#### Raw data ####

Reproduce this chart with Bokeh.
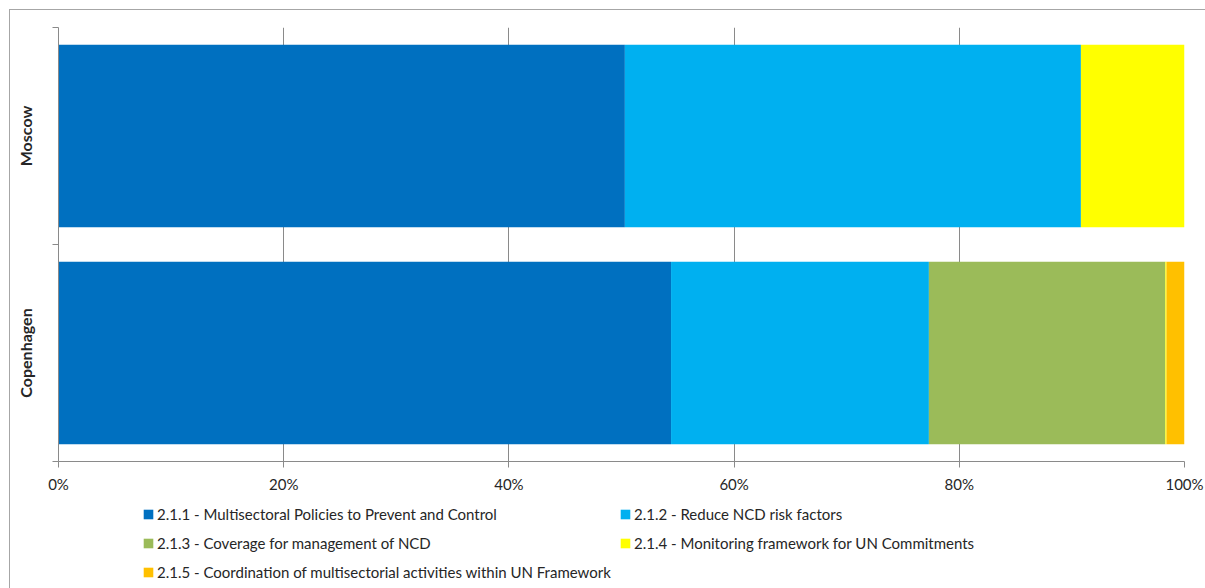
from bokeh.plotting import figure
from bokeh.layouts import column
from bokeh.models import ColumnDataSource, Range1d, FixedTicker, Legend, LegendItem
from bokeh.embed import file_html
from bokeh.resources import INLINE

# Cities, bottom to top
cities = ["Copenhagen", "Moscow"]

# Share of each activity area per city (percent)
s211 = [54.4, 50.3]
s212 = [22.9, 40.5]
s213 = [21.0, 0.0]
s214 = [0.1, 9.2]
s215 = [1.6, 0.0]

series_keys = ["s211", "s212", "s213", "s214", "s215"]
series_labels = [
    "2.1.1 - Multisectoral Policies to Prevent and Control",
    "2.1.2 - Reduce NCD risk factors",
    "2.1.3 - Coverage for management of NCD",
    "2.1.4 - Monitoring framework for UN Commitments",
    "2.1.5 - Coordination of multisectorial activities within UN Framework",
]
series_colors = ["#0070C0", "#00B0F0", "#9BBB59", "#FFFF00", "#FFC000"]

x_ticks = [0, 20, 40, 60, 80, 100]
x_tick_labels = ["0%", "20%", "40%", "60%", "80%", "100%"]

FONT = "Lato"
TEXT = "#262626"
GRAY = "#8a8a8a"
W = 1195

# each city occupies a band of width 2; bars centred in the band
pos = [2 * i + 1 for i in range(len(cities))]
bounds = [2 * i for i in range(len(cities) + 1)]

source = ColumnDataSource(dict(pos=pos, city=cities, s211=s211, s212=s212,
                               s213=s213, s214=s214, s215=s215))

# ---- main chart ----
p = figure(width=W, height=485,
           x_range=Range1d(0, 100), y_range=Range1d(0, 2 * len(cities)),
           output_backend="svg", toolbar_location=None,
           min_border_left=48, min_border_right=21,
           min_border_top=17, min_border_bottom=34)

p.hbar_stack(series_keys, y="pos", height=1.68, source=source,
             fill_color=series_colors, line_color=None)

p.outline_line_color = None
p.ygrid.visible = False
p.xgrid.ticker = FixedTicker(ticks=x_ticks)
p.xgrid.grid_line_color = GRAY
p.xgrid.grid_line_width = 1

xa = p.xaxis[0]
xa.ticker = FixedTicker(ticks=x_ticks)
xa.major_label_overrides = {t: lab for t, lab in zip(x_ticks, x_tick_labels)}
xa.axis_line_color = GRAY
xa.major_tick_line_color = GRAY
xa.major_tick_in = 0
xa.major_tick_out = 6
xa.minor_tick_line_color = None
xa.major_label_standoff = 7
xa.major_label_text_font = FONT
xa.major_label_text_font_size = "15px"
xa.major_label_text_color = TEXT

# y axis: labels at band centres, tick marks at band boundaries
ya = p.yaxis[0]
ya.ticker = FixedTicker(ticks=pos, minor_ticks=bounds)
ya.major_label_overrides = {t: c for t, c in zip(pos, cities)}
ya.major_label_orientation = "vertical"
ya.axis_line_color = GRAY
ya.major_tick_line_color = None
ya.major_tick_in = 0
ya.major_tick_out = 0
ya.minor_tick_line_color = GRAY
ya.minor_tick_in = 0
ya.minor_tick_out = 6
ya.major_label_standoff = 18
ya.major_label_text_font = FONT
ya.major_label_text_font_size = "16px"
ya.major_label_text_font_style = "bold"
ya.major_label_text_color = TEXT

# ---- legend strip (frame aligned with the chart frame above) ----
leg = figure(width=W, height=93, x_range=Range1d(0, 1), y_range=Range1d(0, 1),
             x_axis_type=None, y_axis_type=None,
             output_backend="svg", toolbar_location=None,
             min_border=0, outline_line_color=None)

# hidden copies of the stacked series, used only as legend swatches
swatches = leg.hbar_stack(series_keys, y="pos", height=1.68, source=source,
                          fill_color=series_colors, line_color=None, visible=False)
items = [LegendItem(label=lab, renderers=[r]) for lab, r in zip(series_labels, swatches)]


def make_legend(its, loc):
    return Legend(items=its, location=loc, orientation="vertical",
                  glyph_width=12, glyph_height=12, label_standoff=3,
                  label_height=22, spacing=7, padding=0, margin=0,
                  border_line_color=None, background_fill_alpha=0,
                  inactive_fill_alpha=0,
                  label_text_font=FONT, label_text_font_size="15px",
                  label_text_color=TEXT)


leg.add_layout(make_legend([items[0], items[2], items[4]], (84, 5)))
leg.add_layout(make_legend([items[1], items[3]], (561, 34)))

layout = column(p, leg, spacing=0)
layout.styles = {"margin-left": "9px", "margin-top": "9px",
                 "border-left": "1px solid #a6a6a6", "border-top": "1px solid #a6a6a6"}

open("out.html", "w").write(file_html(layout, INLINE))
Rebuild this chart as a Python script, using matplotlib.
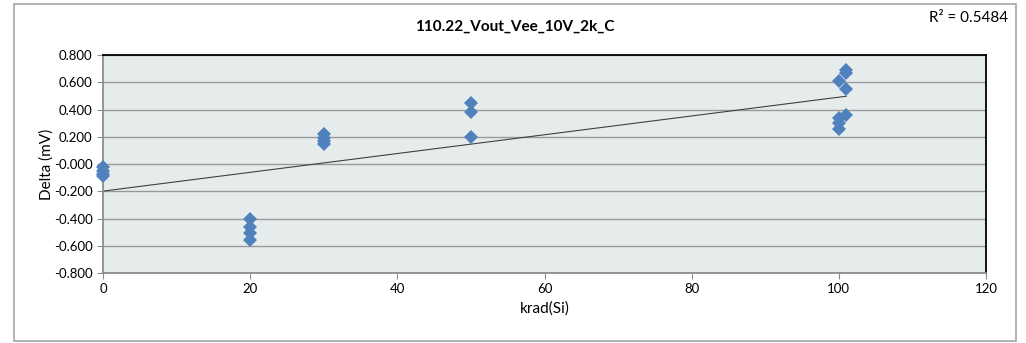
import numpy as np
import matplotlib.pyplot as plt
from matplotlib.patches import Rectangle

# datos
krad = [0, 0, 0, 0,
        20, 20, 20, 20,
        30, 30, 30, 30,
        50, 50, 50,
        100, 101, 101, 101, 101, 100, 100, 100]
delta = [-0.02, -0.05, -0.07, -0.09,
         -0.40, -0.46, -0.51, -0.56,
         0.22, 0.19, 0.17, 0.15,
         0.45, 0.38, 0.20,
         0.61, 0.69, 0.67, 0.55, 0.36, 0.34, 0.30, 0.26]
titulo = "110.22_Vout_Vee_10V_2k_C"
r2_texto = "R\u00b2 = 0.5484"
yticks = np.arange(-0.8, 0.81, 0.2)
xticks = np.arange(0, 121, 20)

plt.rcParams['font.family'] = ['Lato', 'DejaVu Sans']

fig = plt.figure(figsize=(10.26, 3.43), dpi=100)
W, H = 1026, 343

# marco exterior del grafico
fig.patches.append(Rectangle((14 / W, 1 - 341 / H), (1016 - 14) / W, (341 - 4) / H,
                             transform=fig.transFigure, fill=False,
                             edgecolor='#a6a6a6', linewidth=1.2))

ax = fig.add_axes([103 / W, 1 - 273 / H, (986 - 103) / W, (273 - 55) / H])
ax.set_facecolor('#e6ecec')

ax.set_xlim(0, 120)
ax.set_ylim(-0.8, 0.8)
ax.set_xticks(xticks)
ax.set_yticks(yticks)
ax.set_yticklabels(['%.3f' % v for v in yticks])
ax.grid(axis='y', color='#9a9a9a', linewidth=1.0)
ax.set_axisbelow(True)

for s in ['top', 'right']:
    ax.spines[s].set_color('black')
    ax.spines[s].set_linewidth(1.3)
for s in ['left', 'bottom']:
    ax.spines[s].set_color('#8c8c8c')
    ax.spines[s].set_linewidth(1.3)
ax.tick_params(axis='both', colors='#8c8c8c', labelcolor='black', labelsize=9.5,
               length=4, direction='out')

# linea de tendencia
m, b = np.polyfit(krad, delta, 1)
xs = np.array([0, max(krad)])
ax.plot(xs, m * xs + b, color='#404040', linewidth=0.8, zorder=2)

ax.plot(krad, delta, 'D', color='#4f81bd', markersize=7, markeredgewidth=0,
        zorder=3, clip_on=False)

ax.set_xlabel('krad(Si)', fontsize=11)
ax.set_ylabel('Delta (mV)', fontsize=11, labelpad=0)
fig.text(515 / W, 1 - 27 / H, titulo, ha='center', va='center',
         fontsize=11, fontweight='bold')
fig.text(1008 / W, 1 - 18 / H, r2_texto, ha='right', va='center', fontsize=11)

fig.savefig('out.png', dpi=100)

####

Required work – Transcribe the full listing above exactly, with the images removed.

Full solution –
Reproduce this chart with Bokeh.
from bokeh.plotting import figure
from bokeh.layouts import column
from bokeh.models import ColumnDataSource, Range1d, FixedTicker, Legend, LegendItem
from bokeh.embed import file_html
from bokeh.resources import INLINE

# Cities, bottom to top
cities = ["Copenhagen", "Moscow"]

# Share of each activity area per city (percent)
s211 = [54.4, 50.3]
s212 = [22.9, 40.5]
s213 = [21.0, 0.0]
s214 = [0.1, 9.2]
s215 = [1.6, 0.0]

series_keys = ["s211", "s212", "s213", "s214", "s215"]
series_labels = [
    "2.1.1 - Multisectoral Policies to Prevent and Control",
    "2.1.2 - Reduce NCD risk factors",
    "2.1.3 - Coverage for management of NCD",
    "2.1.4 - Monitoring framework for UN Commitments",
    "2.1.5 - Coordination of multisectorial activities within UN Framework",
]
series_colors = ["#0070C0", "#00B0F0", "#9BBB59", "#FFFF00", "#FFC000"]

x_ticks = [0, 20, 40, 60, 80, 100]
x_tick_labels = ["0%", "20%", "40%", "60%", "80%", "100%"]

FONT = "Lato"
TEXT = "#262626"
GRAY = "#8a8a8a"
W = 1195

# each city occupies a band of width 2; bars centred in the band
pos = [2 * i + 1 for i in range(len(cities))]
bounds = [2 * i for i in range(len(cities) + 1)]

source = ColumnDataSource(dict(pos=pos, city=cities, s211=s211, s212=s212,
                               s213=s213, s214=s214, s215=s215))

# ---- main chart ----
p = figure(width=W, height=485,
           x_range=Range1d(0, 100), y_range=Range1d(0, 2 * len(cities)),
           output_backend="svg", toolbar_location=None,
           min_border_left=48, min_border_right=21,
           min_border_top=17, min_border_bottom=34)

p.hbar_stack(series_keys, y="pos", height=1.68, source=source,
             fill_color=series_colors, line_color=None)

p.outline_line_color = None
p.ygrid.visible = False
p.xgrid.ticker = FixedTicker(ticks=x_ticks)
p.xgrid.grid_line_color = GRAY
p.xgrid.grid_line_width = 1

xa = p.xaxis[0]
xa.ticker = FixedTicker(ticks=x_ticks)
xa.major_label_overrides = {t: lab for t, lab in zip(x_ticks, x_tick_labels)}
xa.axis_line_color = GRAY
xa.major_tick_line_color = GRAY
xa.major_tick_in = 0
xa.major_tick_out = 6
xa.minor_tick_line_color = None
xa.major_label_standoff = 7
xa.major_label_text_font = FONT
xa.major_label_text_font_size = "15px"
xa.major_label_text_color = TEXT

# y axis: labels at band centres, tick marks at band boundaries
ya = p.yaxis[0]
ya.ticker = FixedTicker(ticks=pos, minor_ticks=bounds)
ya.major_label_overrides = {t: c for t, c in zip(pos, cities)}
ya.major_label_orientation = "vertical"
ya.axis_line_color = GRAY
ya.major_tick_line_color = None
ya.major_tick_in = 0
ya.major_tick_out = 0
ya.minor_tick_line_color = GRAY
ya.minor_tick_in = 0
ya.minor_tick_out = 6
ya.major_label_standoff = 18
ya.major_label_text_font = FONT
ya.major_label_text_font_size = "16px"
ya.major_label_text_font_style = "bold"
ya.major_label_text_color = TEXT

# ---- legend strip (frame aligned with the chart frame above) ----
leg = figure(width=W, height=93, x_range=Range1d(0, 1), y_range=Range1d(0, 1),
             x_axis_type=None, y_axis_type=None,
             output_backend="svg", toolbar_location=None,
             min_border=0, outline_line_color=None)

# hidden copies of the stacked series, used only as legend swatches
swatches = leg.hbar_stack(series_keys, y="pos", height=1.68, source=source,
                          fill_color=series_colors, line_color=None, visible=False)
items = [LegendItem(label=lab, renderers=[r]) for lab, r in zip(series_labels, swatches)]


def make_legend(its, loc):
    return Legend(items=its, location=loc, orientation="vertical",
                  glyph_width=12, glyph_height=12, label_standoff=3,
                  label_height=22, spacing=7, padding=0, margin=0,
                  border_line_color=None, background_fill_alpha=0,
                  inactive_fill_alpha=0,
                  label_text_font=FONT, label_text_font_size="15px",
                  label_text_color=TEXT)


leg.add_layout(make_legend([items[0], items[2], items[4]], (84, 5)))
leg.add_layout(make_legend([items[1], items[3]], (561, 34)))

layout = column(p, leg, spacing=0)
layout.styles = {"margin-left": "9px", "margin-top": "9px",
                 "border-left": "1px solid #a6a6a6", "border-top": "1px solid #a6a6a6"}

open("out.html", "w").write(file_html(layout, INLINE))
Rebuild this chart as a Python script, using matplotlib.
import numpy as np
import matplotlib.pyplot as plt
from matplotlib.patches import Rectangle

# datos
krad = [0, 0, 0, 0,
        20, 20, 20, 20,
        30, 30, 30, 30,
        50, 50, 50,
        100, 101, 101, 101, 101, 100, 100, 100]
delta = [-0.02, -0.05, -0.07, -0.09,
         -0.40, -0.46, -0.51, -0.56,
         0.22, 0.19, 0.17, 0.15,
         0.45, 0.38, 0.20,
         0.61, 0.69, 0.67, 0.55, 0.36, 0.34, 0.30, 0.26]
titulo = "110.22_Vout_Vee_10V_2k_C"
r2_texto = "R\u00b2 = 0.5484"
yticks = np.arange(-0.8, 0.81, 0.2)
xticks = np.arange(0, 121, 20)

plt.rcParams['font.family'] = ['Lato', 'DejaVu Sans']

fig = plt.figure(figsize=(10.26, 3.43), dpi=100)
W, H = 1026, 343

# marco exterior del grafico
fig.patches.append(Rectangle((14 / W, 1 - 341 / H), (1016 - 14) / W, (341 - 4) / H,
                             transform=fig.transFigure, fill=False,
                             edgecolor='#a6a6a6', linewidth=1.2))

ax = fig.add_axes([103 / W, 1 - 273 / H, (986 - 103) / W, (273 - 55) / H])
ax.set_facecolor('#e6ecec')

ax.set_xlim(0, 120)
ax.set_ylim(-0.8, 0.8)
ax.set_xticks(xticks)
ax.set_yticks(yticks)
ax.set_yticklabels(['%.3f' % v for v in yticks])
ax.grid(axis='y', color='#9a9a9a', linewidth=1.0)
ax.set_axisbelow(True)

for s in ['top', 'right']:
    ax.spines[s].set_color('black')
    ax.spines[s].set_linewidth(1.3)
for s in ['left', 'bottom']:
    ax.spines[s].set_color('#8c8c8c')
    ax.spines[s].set_linewidth(1.3)
ax.tick_params(axis='both', colors='#8c8c8c', labelcolor='black', labelsize=9.5,
               length=4, direction='out')

# linea de tendencia
m, b = np.polyfit(krad, delta, 1)
xs = np.array([0, max(krad)])
ax.plot(xs, m * xs + b, color='#404040', linewidth=0.8, zorder=2)

ax.plot(krad, delta, 'D', color='#4f81bd', markersize=7, markeredgewidth=0,
        zorder=3, clip_on=False)

ax.set_xlabel('krad(Si)', fontsize=11)
ax.set_ylabel('Delta (mV)', fontsize=11, labelpad=0)
fig.text(515 / W, 1 - 27 / H, titulo, ha='center', va='center',
         fontsize=11, fontweight='bold')
fig.text(1008 / W, 1 - 18 / H, r2_texto, ha='right', va='center', fontsize=11)

fig.savefig('out.png', dpi=100)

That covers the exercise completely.